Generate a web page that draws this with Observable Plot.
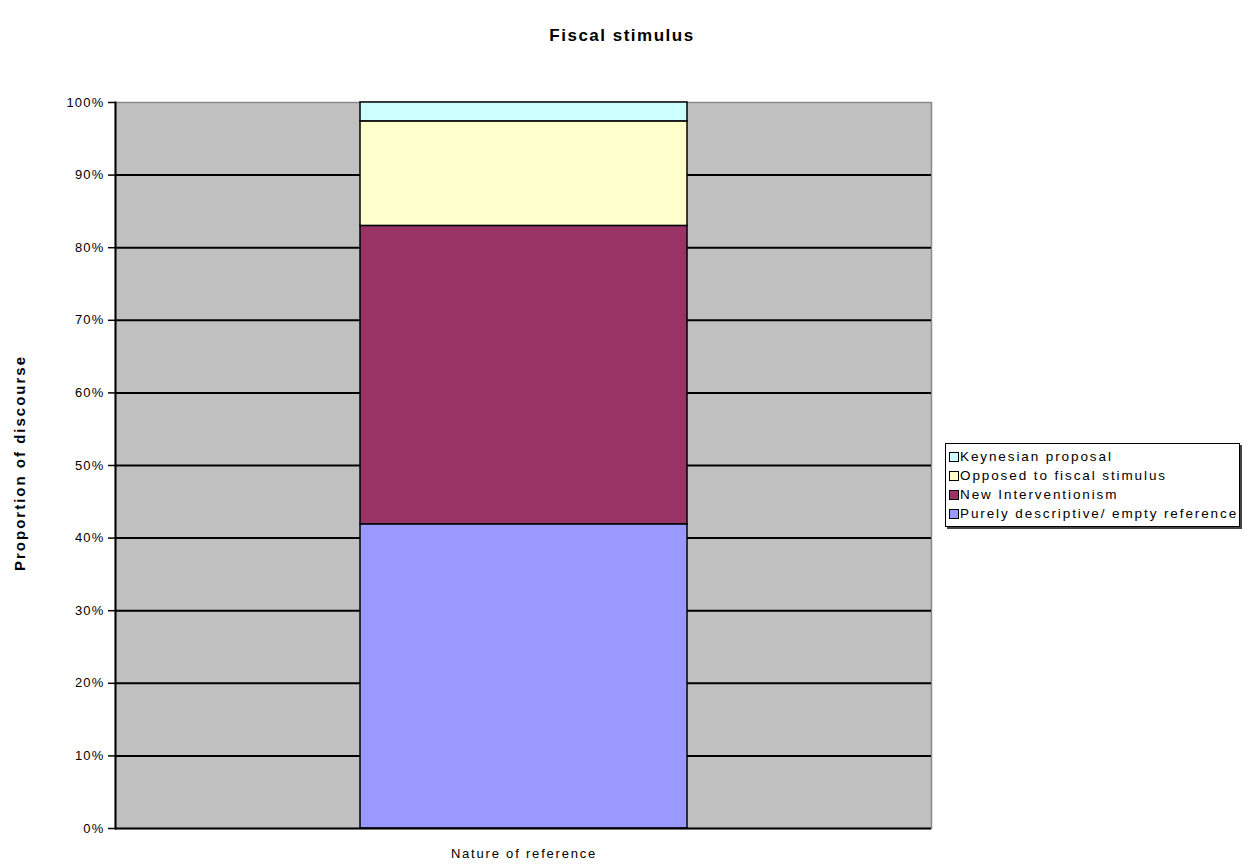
<!DOCTYPE html>
<html>
<head>
<meta charset="utf-8">
<script src="https://cdn.jsdelivr.net/npm/d3@7"></script>
<script src="https://cdn.jsdelivr.net/npm/@observablehq/plot@0.6"></script>
<style>
  html, body { margin: 0; padding: 0; background: #fff; }
  #wrap { position: relative; width: 1244px; height: 865px; font-family: "Liberation Sans", Arial, sans-serif; }
  #title { position: absolute; left: 0; width: 1244px; top: 26px; text-align: center; font-weight: bold; font-size: 17px; letter-spacing: 1.5px; color: #000; }
  #ylab { position: absolute; left: 19px; top: 463px; transform: translate(-50%, -50%) rotate(-90deg); white-space: nowrap; font-weight: bold; font-size: 15px; letter-spacing: 2px; }
  #xlab { position: absolute; left: 524px; top: 853px; transform: translate(-50%, -50%); white-space: nowrap; font-size: 13px; letter-spacing: 1.8px; }
  #legend { position: absolute; left: 945px; top: 443px; width: 295px; border: 1px solid #000; box-shadow: 2px 2px 0 #444; background: #fff; padding: 3px 0 3px 3px; box-sizing: border-box; font-size: 13.5px; letter-spacing: 1.9px; }
  .item { display: flex; align-items: center; height: 19px; white-space: nowrap; }
  .sw { width: 8px; height: 8px; border: 1px solid #000; margin-right: 1px; flex: none; }
  #chart { position: absolute; left: 0; top: 0; }
</style>
</head>
<body>
<div id="wrap">
  <div id="chart"></div>
  <div id="title"></div>
  <div id="ylab"></div>
  <div id="xlab"></div>
  <div id="legend"></div>
</div>
<script>
// Data
const titleText = "Fiscal stimulus";
const yLabel = "Proportion of discourse";
const category = "Nature of reference";
const seriesNames = ["Purely descriptive/ empty reference", "New Interventionism", "Opposed to fiscal stimulus", "Keynesian proposal"];
const seriesValues = [0.419, 0.411, 0.144, 0.026];
const yTicks = [0, 0.1, 0.2, 0.3, 0.4, 0.5, 0.6, 0.7, 0.8, 0.9, 1.0];

// Styles
const seriesColors = ["#9999ff", "#993366", "#ffffcc", "#ccffff"];

const data = seriesNames.map((s, i) => ({cat: category, series: s, value: seriesValues[i]}));

const chart = Plot.plot({
  width: 1244,
  height: 865,
  marginLeft: 115,
  marginRight: 313,
  marginTop: 102,
  marginBottom: 37,
  style: {fontFamily: "'Liberation Sans', Arial, sans-serif", fontSize: "13px", letterSpacing: "1.2px", background: "transparent", overflow: "visible"},
  x: {domain: [category], padding: 0.428, axis: null},
  y: {domain: [0, 1], axis: null},
  color: {domain: seriesNames, range: seriesColors},
  marks: [
    Plot.frame({fill: "#c0c0c0", stroke: "#8a8a8a", strokeWidth: 1.5}),
    Plot.gridY(yTicks.slice(1, -1), {stroke: "#000", strokeOpacity: 1, strokeWidth: 2}),
    Plot.barY(data, {x: "cat", y: "value", fill: "series", stroke: "#000", strokeWidth: 1.5}),
    Plot.ruleY([0], {stroke: "#000", strokeWidth: 2}),
    Plot.frame({anchor: "left", stroke: "#000", strokeWidth: 2}),
    Plot.axisY(yTicks, {tickFormat: d3.format(".0%"), tickSize: 7, tickPadding: 4, stroke: "#000", strokeWidth: 1.5, label: null, fontSize: 13}),
    Plot.axisX({ticks: [], label: null})
  ]
});
document.getElementById("chart").appendChild(chart);

document.getElementById("title").textContent = titleText;
document.getElementById("ylab").textContent = yLabel;
document.getElementById("xlab").textContent = category;

const legend = document.getElementById("legend");
for (let i = seriesNames.length - 1; i >= 0; i--) {
  const item = document.createElement("div");
  item.className = "item";
  const sw = document.createElement("span");
  sw.className = "sw";
  sw.style.background = seriesColors[i];
  const t = document.createElement("span");
  t.textContent = seriesNames[i];
  item.appendChild(sw);
  item.appendChild(t);
  legend.appendChild(item);
}
</script>
</body>
</html>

***

Repeat the material above in full and exactly, apart from the pictures.

Generate a web page that draws this with Observable Plot.
<!DOCTYPE html>
<html>
<head>
<meta charset="utf-8">
<script src="https://cdn.jsdelivr.net/npm/d3@7"></script>
<script src="https://cdn.jsdelivr.net/npm/@observablehq/plot@0.6"></script>
<style>
  html, body { margin: 0; padding: 0; background: #fff; }
  #wrap { position: relative; width: 1244px; height: 865px; font-family: "Liberation Sans", Arial, sans-serif; }
  #title { position: absolute; left: 0; width: 1244px; top: 26px; text-align: center; font-weight: bold; font-size: 17px; letter-spacing: 1.5px; color: #000; }
  #ylab { position: absolute; left: 19px; top: 463px; transform: translate(-50%, -50%) rotate(-90deg); white-space: nowrap; font-weight: bold; font-size: 15px; letter-spacing: 2px; }
  #xlab { position: absolute; left: 524px; top: 853px; transform: translate(-50%, -50%); white-space: nowrap; font-size: 13px; letter-spacing: 1.8px; }
  #legend { position: absolute; left: 945px; top: 443px; width: 295px; border: 1px solid #000; box-shadow: 2px 2px 0 #444; background: #fff; padding: 3px 0 3px 3px; box-sizing: border-box; font-size: 13.5px; letter-spacing: 1.9px; }
  .item { display: flex; align-items: center; height: 19px; white-space: nowrap; }
  .sw { width: 8px; height: 8px; border: 1px solid #000; margin-right: 1px; flex: none; }
  #chart { position: absolute; left: 0; top: 0; }
</style>
</head>
<body>
<div id="wrap">
  <div id="chart"></div>
  <div id="title"></div>
  <div id="ylab"></div>
  <div id="xlab"></div>
  <div id="legend"></div>
</div>
<script>
// Data
const titleText = "Fiscal stimulus";
const yLabel = "Proportion of discourse";
const category = "Nature of reference";
const seriesNames = ["Purely descriptive/ empty reference", "New Interventionism", "Opposed to fiscal stimulus", "Keynesian proposal"];
const seriesValues = [0.419, 0.411, 0.144, 0.026];
const yTicks = [0, 0.1, 0.2, 0.3, 0.4, 0.5, 0.6, 0.7, 0.8, 0.9, 1.0];

// Styles
const seriesColors = ["#9999ff", "#993366", "#ffffcc", "#ccffff"];

const data = seriesNames.map((s, i) => ({cat: category, series: s, value: seriesValues[i]}));

const chart = Plot.plot({
  width: 1244,
  height: 865,
  marginLeft: 115,
  marginRight: 313,
  marginTop: 102,
  marginBottom: 37,
  style: {fontFamily: "'Liberation Sans', Arial, sans-serif", fontSize: "13px", letterSpacing: "1.2px", background: "transparent", overflow: "visible"},
  x: {domain: [category], padding: 0.428, axis: null},
  y: {domain: [0, 1], axis: null},
  color: {domain: seriesNames, range: seriesColors},
  marks: [
    Plot.frame({fill: "#c0c0c0", stroke: "#8a8a8a", strokeWidth: 1.5}),
    Plot.gridY(yTicks.slice(1, -1), {stroke: "#000", strokeOpacity: 1, strokeWidth: 2}),
    Plot.barY(data, {x: "cat", y: "value", fill: "series", stroke: "#000", strokeWidth: 1.5}),
    Plot.ruleY([0], {stroke: "#000", strokeWidth: 2}),
    Plot.frame({anchor: "left", stroke: "#000", strokeWidth: 2}),
    Plot.axisY(yTicks, {tickFormat: d3.format(".0%"), tickSize: 7, tickPadding: 4, stroke: "#000", strokeWidth: 1.5, label: null, fontSize: 13}),
    Plot.axisX({ticks: [], label: null})
  ]
});
document.getElementById("chart").appendChild(chart);

document.getElementById("title").textContent = titleText;
document.getElementById("ylab").textContent = yLabel;
document.getElementById("xlab").textContent = category;

const legend = document.getElementById("legend");
for (let i = seriesNames.length - 1; i >= 0; i--) {
  const item = document.createElement("div");
  item.className = "item";
  const sw = document.createElement("span");
  sw.className = "sw";
  sw.style.background = seriesColors[i];
  const t = document.createElement("span");
  t.textContent = seriesNames[i];
  item.appendChild(sw);
  item.appendChild(t);
  legend.appendChild(item);
}
</script>
</body>
</html>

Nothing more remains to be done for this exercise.